Your life revolves around your cycle. Vacations, trips, family get togethers, etc, are mapped out according what cycle day you will be on. And if that isn't bad enough your life becomes even more complicated once you have a fertility specialist get in on the fun!! Have you ever wondered how long you have to get a semen sample to the doctor's office?? Thirty minutes! And did you know that you must keep it warm en route? How do you do this, you ask? You place the cup in your bra. Yes, you race down the interstate with a cup of sperm nestled between your boobies praying that you make it there in time all the while praying that a cop does not pull you over. Try explaining that one!!!

Some other fun tidbits:

Clomid makes you psycho.

Standing on your head after sex is not fun. Nor does it work.

Having a doctor, a nurse and tech stare at your hoo-ha is not a fun way to make a baby.

Never use the handicap bathroom anywhere near where they test semen samples. Contrary to what TV shows you (nice room, mood lighting, magazines) most offices do not have a place for a man to "give a sample". They send your hubby to the bathroom. Gross!! And there is nothing more fun than having someone knock on the door every 30 seconds!! And the germs........nuff said!

So that is a short lesson in the day in the life of the infertile couple. I hope that you learned a little of what we go through. I am sure that once we go to choose our embies I will have more to share! :-)

Thursday, July 23, 2009

Surgery is over

I had my surgery yesterday and I am glad that it is behind me. I am ready to begin moving forward. I have a post-op appointment in 2-3 weeks and hopefully then I will have a better idea of the time line for the transfer. A part of me is ready to proceed but another part of me is terrified. If we do not try, then we cannot fail. On the other hand, if we do not try we cannot succeed either. I just don't know if I am ready for another negative pregnancy test. I should have bought stock in pregnancy tests!!!

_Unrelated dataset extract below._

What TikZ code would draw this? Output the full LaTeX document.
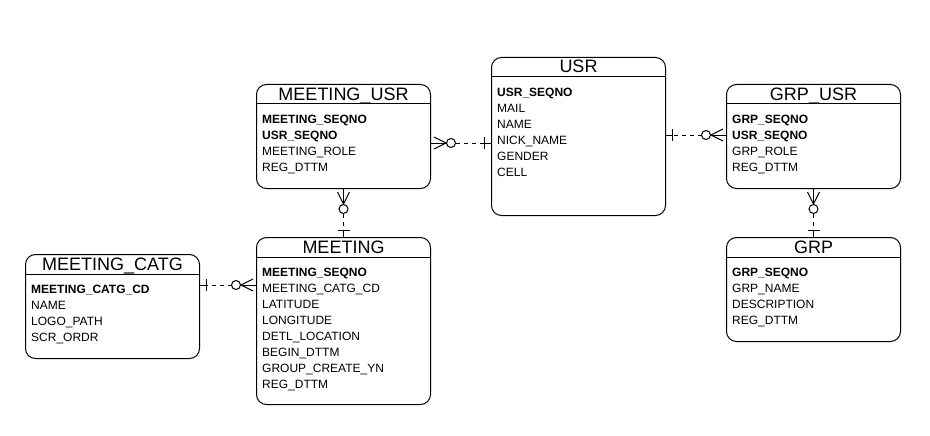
\documentclass[tikz,border=0pt]{standalone}
\usepackage{fontspec}
\setmainfont{Liberation Sans}
\usetikzlibrary{calc}
\tikzset{
  entbox/.style={draw, line width=1pt, rounded corners=10pt, inner sep=0pt, anchor=north west},
  enttitle/.style={font=\fontsize{18}{20}\selectfont, inner sep=0pt, anchor=base},
  attr/.style={font=\fontsize{12}{14}\selectfont, inner sep=0pt, anchor=base west},
  sepline/.style={line width=1pt},
  relline/.style={line width=1pt},
  reldash/.style={line width=1pt, dash pattern=on 4pt off 4pt},
}
\newcommand\erent[7]{%
  \node[entbox, minimum width=#4pt, minimum height=#5pt] (#1) at (#2,#3) {};
  \draw[sepline] ([yshift=-20pt]#1.north west) -- ([yshift=-20pt]#1.north east);
  \node[enttitle] (#1-t) at ([yshift=-16pt]#1.north) {#6};
  \foreach \a [count=\i] in {#7} {
    \node[attr] (#1-\i) at ([xshift=6pt,yshift={-39.5pt-16pt*(\i-1)}]#1.north west) {\a};
  }
}
\newcommand\errel[3]{% #1 one-side point, #2 many-side point, #3 prefix
  \coordinate (#3-b) at ($(#1)!6.5pt!(#2)$);
  \coordinate (#3-o) at ($(#2)!20pt!(#1)$);
  \coordinate (#3-oe) at ($(#2)!24.5pt!(#1)$);
  \coordinate (#3-ap) at ($(#2)!15pt!(#1)$);
  \coordinate (#3-tp) at ($(#2)!3pt!(#1)$);
  \draw[relline] (#1) -- (#3-b);
  \draw[relline] ($(#3-b)!6pt!90:(#2)$) -- ($(#3-b)!6pt!-90:(#2)$);
  \draw[reldash] (#3-oe) -- (#3-b);
  \draw[relline] (#3-o) circle (4.5pt);
  \draw[relline] ($(#3-tp)!6pt!90:(#1)$) -- (#3-ap) -- ($(#3-tp)!6pt!-90:(#1)$);
  \draw[relline] (#3-ap) -- (#2);
}
\begin{document}
\begin{tikzpicture}[x=1pt,y=-1pt]
\path[use as bounding box] (0,0) rectangle (930,436);

\erent{mu}{256}{84}{174}{104}{MEETING\_USR}{\textbf{MEETING\_SEQNO},\textbf{USR\_SEQNO},MEETING\_ROLE,REG\_DTTM}
\erent{usr}{491}{57}{174}{158}{USR}{\textbf{USR\_SEQNO},MAIL,NAME,NICK\_NAME,GENDER,CELL}
\erent{gu}{726}{84}{174}{104}{GRP\_USR}{\textbf{GRP\_SEQNO},\textbf{USR\_SEQNO},GRP\_ROLE,REG\_DTTM}
\erent{m}{256}{237}{174}{167}{MEETING}{\textbf{MEETING\_SEQNO},MEETING\_CATG\_CD,LATITUDE,LONGITUDE,DETL\_LOCATION,BEGIN\_DTTM,GROUP\_CREATE\_YN,REG\_DTTM}
\erent{grp}{726}{237}{174}{104}{GRP}{\textbf{GRP\_SEQNO},GRP\_NAME,DESCRIPTION,REG\_DTTM}
\erent{mc}{25}{254}{174}{104}{MEETING\_CATG}{\textbf{MEETING\_CATG\_CD},NAME,LOGO\_PATH,SCR\_ORDR}

\coordinate (r1a) at (usr.west |- 0,143);
\coordinate (r1b) at (mu.east |- 0,143);
\errel{r1a}{r1b}{r1}

\coordinate (r2a) at (usr.east |- 0,135);
\coordinate (r2b) at (gu.west |- 0,135);
\errel{r2a}{r2b}{r2}

\errel{m.north}{mu.south}{r3}
\errel{grp.north}{gu.south}{r4}

\coordinate (r5a) at (mc.east |- 0,285);
\coordinate (r5b) at (m.west |- 0,285);
\errel{r5a}{r5b}{r5}
\end{tikzpicture}
\end{document}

So again, we wait.........

Thursday, July 16, 2009

Attending a baby shower

I have not attended a baby shower in over 7 years. There came a time in my life that I no longer felt the need to endure countless questions about my empty womb, advice on how to get pg, and other insensitive comments. All of my hiding is now coming to an end as my sister is pg and it is her shower. And I am hosting it. On MY birthday. How did this happen, you ask? I really do not know. But now that it has I am gearing up for the usual "so when will it be your turn?" and "you are not getting any younger" comments and I must say that I am not looking forward to it. Most of the attendees will be her friends with a smattering of family and family friends, most of which I have not seen on over 11 years. This should be fun! With family I feel somewhat compelled to be nice. Strangers? Not so much! But I will say that those that ask had better be prepared to hear a dissertation on the hows and whys (or in my case the how-not and why-not) of reproductive organs. Should I speak code: EA, FET, HSG, HCG, etc??? Or big words: sonohystogram, hysteroscopy, etc? Which would scare them more? By the time that I am done with them they may never ask another person if they have kids or not!

Surgery

So surgery is scheduled for next week. It is outpatient and should be fairly simple. And with blessed drugs! Please pray that all goes well and that I have little or no pain. And then the "official" wait begins. I can't wait to choose our embies!!!! After that the hormones, injections and craziness begins. Oh, the fun of infertility!

Tuesday, July 7, 2009

Stll Waiting

Not much to report right now. We cannot move forward until I have a uterine polyp removed. I was scheduled to have that done last month but the crazy doctor was planning on doing it in his office. With me awake!!! I think that he must have been smoking crack to think that was going to fly! So, being the big baby that I am, I left and we are going to try again this month. This time with drugs! Once my monthly friend decides to make an appearance we can get that scheduled and then on to more waiting. I must heal for two months then we can be matched with embies!! Once we receive the call I will be sure to update.